Files
lc_stylist_agent/data_ingestion

Steps

  1. Prepare products-all.json and image_data (folder) using javascript to download. These files should be saved in ./data/BATCH_SOURCE which is a new folder. Give a new batch_source id to each new incoming data.
  2. Run process_item.py to categorize category, gender and occasions for each data. Output to ./data/{BATCH_SOURCE}/metadata_extraction.json. This should be running on H200 device.
  3. Organize all data and then embed them into db locally using run_ingestion.py

Raw Data Structure

## products-all.json
{
    "id": "BUL808",
    "name": "SARAH ZHUANG - 'Click & Link' diamond 18k gold earrings",
    "brand": "SARAH ZHUANG",
    "category": "Fine Jewellery And Watches",
    "subcategory": "General",
    "price": 17500,
    "currency": "HKD",
    "description": "Sarah Zhuang's Click & Link earrings embrace the allure of geometry. Forged into elegant rectangles with one side encrusted with diamonds, this gold pair will certainly elevate your cocktail ensembles.",
    "tags": [
    "sarah zhuang",
    "fine jewellery and watches",
    "in-stock",
    "new",
    "sarah",
    "zhuang",
    "'click",
    "link'",
    "diamond"
    ],
    "imageUrl": "https://media.lanecrawford.com/B/U/L/BUL808_in_xl.jpg",
    "url": "https://www.lanecrawford.com.hk/product/sarah-zhuang/-click-link-diamond-18k-gold-earrings/_/BUL808/product.lc?utm_medium=embed&utm_source=ai-recommended&utm_campaign=2025-christmas_lc_ai-recommended",
    "color": "YELLOW GOLD",
    "groupName": "Fine Jewellery",
    "deptName": "Women's  Fine Jewellery",
    "onlineBU": "Fine Jewellery",
    "stockAvailability": true
}

Example in metadata_extraction.json

"EOJ367": {
    "category": "shoes",
    "gender": "female",
    "applicable_occasions": [
        "Casual",
        "Outdoor",
        "Travel / Transit"
    ],
    "inappropriate_occasions": [
        "Formal",
        "Black Tie / White Tie",
        "Bridal / Wedding",
        "Business / workwear",
        "Cocktail / Semi-Formal"
    ]
}

Metadata in Vector Database

{
    'item_id': 'EOJ128',
    'category': 'sunglasses', 
    'gender': 'unisex', 
    'modality': 'image',
    'brand': 'CELINE',
    'color': 'BROWN', 
    'description': "Immerse yourself in the depth of classic style with CELINE\'s Tortoiseshell Logo Sunglasses.

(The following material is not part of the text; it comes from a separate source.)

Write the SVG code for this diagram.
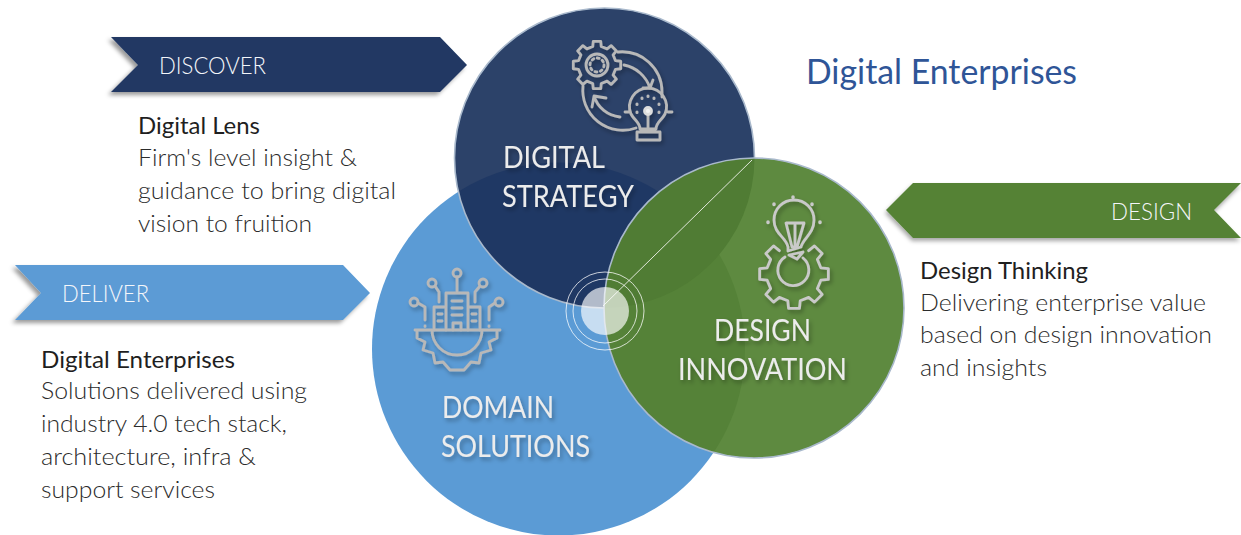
<svg xmlns="http://www.w3.org/2000/svg" xmlns:xlink="http://www.w3.org/1999/xlink" width="1241" height="535" viewBox="0 0 1241 535">
<style>
text{font-family:"Lato","Open Sans","Liberation Sans",sans-serif;transform:translateX(-1px)}
.tag{font-size:23px;font-weight:300;fill:#f4f6fa}
.head{font-size:24px;font-weight:400;fill:#1f1f1f}
.body{font-size:24px;font-weight:300;fill:#2b2b2b}
.cap{font-size:31px;font-weight:400;fill:#ececec;filter:url(#ts)}
.ico{fill:none;stroke:#b8b8b8;stroke-width:2.8;stroke-linecap:round;stroke-linejoin:round;filter:url(#ts)}
.edge{fill:none;stroke:#a9b9cc;stroke-width:1.6}
.ring{fill:none;stroke:#fff;stroke-opacity:.75;stroke-width:1}
</style>
<defs>
<filter id="ts" x="-20%" y="-30%" width="140%" height="170%"><feDropShadow dx="2" dy="3" stdDeviation="2" flood-color="#000" flood-opacity=".3"/></filter>
<filter id="as" x="-5%" y="-20%" width="110%" height="150%"><feDropShadow dx="-3" dy="3" stdDeviation="2.2" flood-color="#000" flood-opacity=".4"/></filter>
<filter id="asr" x="-5%" y="-20%" width="110%" height="150%"><feDropShadow dx="-1" dy="3" stdDeviation="2.2" flood-color="#000" flood-opacity=".35"/></filter>
<clipPath id="cNavy"><circle cx="604.5" cy="158" r="150"/></clipPath>
<clipPath id="cGreen"><circle cx="754" cy="308" r="150"/></clipPath>
<polygon id="gear" points="18.5,-4.27 23.7,-3.75 23.7,3.75 18.5,4.27 16.1,10.1 19.4,14.1 14.1,19.4 10.1,16.1 4.27,18.5 3.75,23.7 -3.75,23.7 -4.27,18.5 -10.1,16.1 -14.1,19.4 -19.4,14.1 -16.1,10.1 -18.5,4.27 -23.7,3.75 -23.7,-3.75 -18.5,-4.27 -16.1,-10.1 -19.4,-14.1 -14.1,-19.4 -10.1,-16.1 -4.27,-18.5 -3.75,-23.7 3.75,-23.7 4.27,-18.5 10.1,-16.1 14.1,-19.4 19.4,-14.1 16.1,-10.1"/>
</defs>

<g id="node-domain-solutions">
<circle cx="558.5" cy="349" r="186.5" fill="#5b9bd5"/>
<g class="ico">
<path d="M415 330H500M417 330V338L425 342 423 350 433 353 435 363 443 362 450 370H464L471 362 479 363 481 353 491 350 489 342 497 338V330M432 330A25 25 0 0 0 482 330"/>
<path d="M446 330V293H468V330M434 330V307H446M468 307H480V330M452 301H462M452 308H462M452 315H462M453 330V323H461V330M438 314H442M438 321H442M472 314H476M472 321H476"/>
<circle cx="457" cy="273" r="4"/><path d="M457 277V292"/>
<circle cx="432" cy="283" r="4"/><path d="M435 286L439 292V302"/>
<circle cx="483" cy="283" r="4"/><path d="M480 286L475 292V302"/>
<circle cx="414" cy="302" r="4"/><path d="M418 303L425 307V320M425 326V326.5"/>
<circle cx="499" cy="302" r="4"/><path d="M495 303L489 307V320M489 326V326.5"/>
</g>
<text class="cap" x="443" y="418" textLength="112" lengthAdjust="spacingAndGlyphs">DOMAIN</text>
<text class="cap" x="442" y="457" textLength="149" lengthAdjust="spacingAndGlyphs">SOLUTIONS</text>
</g>

<g id="node-digital-strategy">
<circle cx="604.5" cy="158" r="150" fill="#2c4269"/>
<circle cx="558.5" cy="349" r="186.5" fill="#1f3864" clip-path="url(#cNavy)"/>
<circle class="edge" cx="604.5" cy="158" r="150"/>
<g class="ico">
<use xlink:href="#gear" x="597" y="65"/>
<circle cx="597" cy="65" r="11"/>
<circle cx="597" cy="65" r="7" stroke-dasharray="2 3.5"/>
<path d="M618 52A40 40 0 0 1 662 92V97M583 86A40 40 0 0 0 636 128"/>
<path d="M624 65A34 34 0 0 1 650 88M643 88H650L653 80M620 117A30 30 0 0 1 594 96M606 98L594 96 592 107"/>
<path d="M640 129C640 122 634 120 631 114A18.500 18.500 0 1 1 665 114C662 120 656 122 656 129H640ZM637 132H660V140H637ZM625 112H629M668 112H672"/>
<path d="M648 114V129"/>
<circle cx="648" cy="111" r="3.500" fill="#f2f2f2" stroke="#ddd"/>
<path d="M637 104V104.500M642 98V98.500M648 96V96.500M654 98V98.500M659 104V104.500M637 112V112.500M659 112V112.500" stroke-width="3"/>
</g>
<text class="cap" x="504" y="168" textLength="102" lengthAdjust="spacingAndGlyphs">DIGITAL</text>
<text class="cap" x="503" y="207" textLength="132" lengthAdjust="spacingAndGlyphs">STRATEGY</text>
</g>

<g id="node-design-innovation">
<circle cx="754" cy="308" r="150" fill="#5e8a40"/>
<g clip-path="url(#cGreen)">
<circle cx="558.5" cy="349" r="186.5" fill="#558238"/>
<circle cx="604.5" cy="158" r="150" fill="#507c34"/>
</g>
<circle class="edge" cx="754" cy="308" r="150"/>
<g class="ico" style="stroke:#c9c9c9">
<path transform="translate(794 274) scale(1.45)" vector-effect="non-scaling-stroke" d="M10.1 -16.100 14.100 -19.400 19.400 -14.100 16.100 -10.100 18.500 -4.270 23.700 -3.750 23.700 3.750 18.500 4.270 16.100 10.100 19.400 14.100 14.100 19.400 10.100 16.100 4.270 18.500 3.750 23.700 -3.750 23.700 -4.270 18.500 -10.100 16.100 -14.100 19.400 -19.400 14.100 -16.100 10.100 -18.500 4.270 -23.700 3.750 -23.700 -3.750 -18.500 -4.270 -16.100 -10.100 -19.400 -14.100 -14.100 -19.400 -10.100 -16.100"/>
<path d="M785 257A15.500 15.500 0 1 0 803 258"/>
<path d="M788 247C786 237 774 234 774 220A20 20 0 0 1 814 220C814 234 803 238 801 247L788 251Z"/>
<path d="M786 223L804 223 797 247H792ZM795 223V247M789 255L803 252 797 259Z"/>
<path d="M793 197V197.500M774 204V204.500M812 204V204.500M768 222V222.500M820 222V222.500" stroke-width="3.500"/>
</g>
<text class="cap" x="715" y="341" textLength="97" lengthAdjust="spacingAndGlyphs">DESIGN</text>
<text class="cap" x="679" y="380" textLength="169" lengthAdjust="spacingAndGlyphs">INNOVATION</text>
</g>

<g id="connectors">
<line x1="603" y1="306" x2="752" y2="160" stroke="#dfe6d8" stroke-width="1"/>
</g>

<g id="node-hub">
<circle cx="605" cy="311" r="24" fill="#fff" fill-opacity=".66"/>
<circle class="ring" cx="605" cy="311" r="32"/>
<circle class="ring" cx="605" cy="311" r="39"/>
</g>

<g id="node-discover">
<polygon points="111,37 440,37 467,65 440,92 111,92 138,65" fill="#203864" filter="url(#as)"/>
<text class="tag" x="160" y="74" textLength="107" lengthAdjust="spacingAndGlyphs">DISCOVER</text>
<text class="head" x="139" y="134" textLength="122" lengthAdjust="spacingAndGlyphs">Digital Lens</text>
<text class="body" x="139" y="166" textLength="219" lengthAdjust="spacingAndGlyphs">Firm's level insight &amp;</text>
<text class="body" x="139" y="199" textLength="258" lengthAdjust="spacingAndGlyphs">guidance to bring digital</text>
<text class="body" x="139" y="232" textLength="174" lengthAdjust="spacingAndGlyphs">vision to fruition</text>
</g>

<g id="node-deliver">
<polygon points="15,265 343,265 370,293 343,320 15,320 41,293" fill="#5b9bd5" filter="url(#as)"/>
<text class="tag" x="63" y="302" textLength="87" lengthAdjust="spacingAndGlyphs">DELIVER</text>
<text class="head" x="42" y="368" textLength="194" lengthAdjust="spacingAndGlyphs">Digital Enterprises</text>
<text class="body" x="42" y="399" textLength="266" lengthAdjust="spacingAndGlyphs">Solutions delivered using</text>
<text class="body" x="42" y="432" textLength="246" lengthAdjust="spacingAndGlyphs">industry 4.0 tech stack,</text>
<text class="body" x="42" y="465" textLength="215" lengthAdjust="spacingAndGlyphs">architecture, infra &amp;</text>
<text class="body" x="42" y="498" textLength="174" lengthAdjust="spacingAndGlyphs">support services</text>
</g>

<g id="node-design">
<polygon points="886,210 913,183 1241,183 1214,210 1241,238 913,238" fill="#548235" filter="url(#asr)"/>
<text class="tag" x="1112" y="220" textLength="81" lengthAdjust="spacingAndGlyphs">DESIGN</text>
<text class="head" x="921" y="279" textLength="168" lengthAdjust="spacingAndGlyphs">Design Thinking</text>
<text class="body" x="921" y="311" textLength="286" lengthAdjust="spacingAndGlyphs">Delivering enterprise value</text>
<text class="body" x="921" y="343" textLength="292" lengthAdjust="spacingAndGlyphs">based on design innovation</text>
<text class="body" x="921" y="376" textLength="127" lengthAdjust="spacingAndGlyphs">and insights</text>
</g>

<text id="title" x="807" y="84" font-size="34" fill="#2f5597" textLength="271" lengthAdjust="spacingAndGlyphs">Digital Enterprises</text>
</svg>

Featuring a rich, tortoiseshell acetate frame and adorned with the iconic CELINE logo in gold, these sunglasses are a testament to timeless elegance and luxury. Perfect for those who appreciate a sophisticated aesthetic, they offer optimal UV protection while ensuring you remain at the forefront of fashion.",
    'tags': 'celine,accessories,in-stock,new,maxi,triomphe,acetate,round', 
    'price': 4500, 
    'url': 'https://www.lanecrawford.com.hk/product/celine/maxi-triomphe-acetate-round-sunglasses/_/EOJ128/product.lc?utm_medium=embed&utm_source=ai-recommended&utm_campaign=2025-christmas_lc_ai-recommended',
    'batch_source': '2025_q4',
    'Outdoor': 0, 
    'Ski / Snow / Mountain': 0, 
    'Festival / Concert': 0, 
    'Activewear': 0, 
    'Casual': 1, 
    'Cocktail / Semi-Formal': -1, 
    'Formal': -1, 
    'Party / Clubbing': 0, 
    'Evening': 0, 
    'Travel / Transit': 0, 
    'Beach / Swim': 0, 
    'Garden Party / Daytime Event': 1, 
    'Black Tie / White Tie': -1, 
    'Resort': 1, 
    'Athleisure': 0, 
    'Business / workwear': -1, 
    'Bridal / Wedding': -1, 
}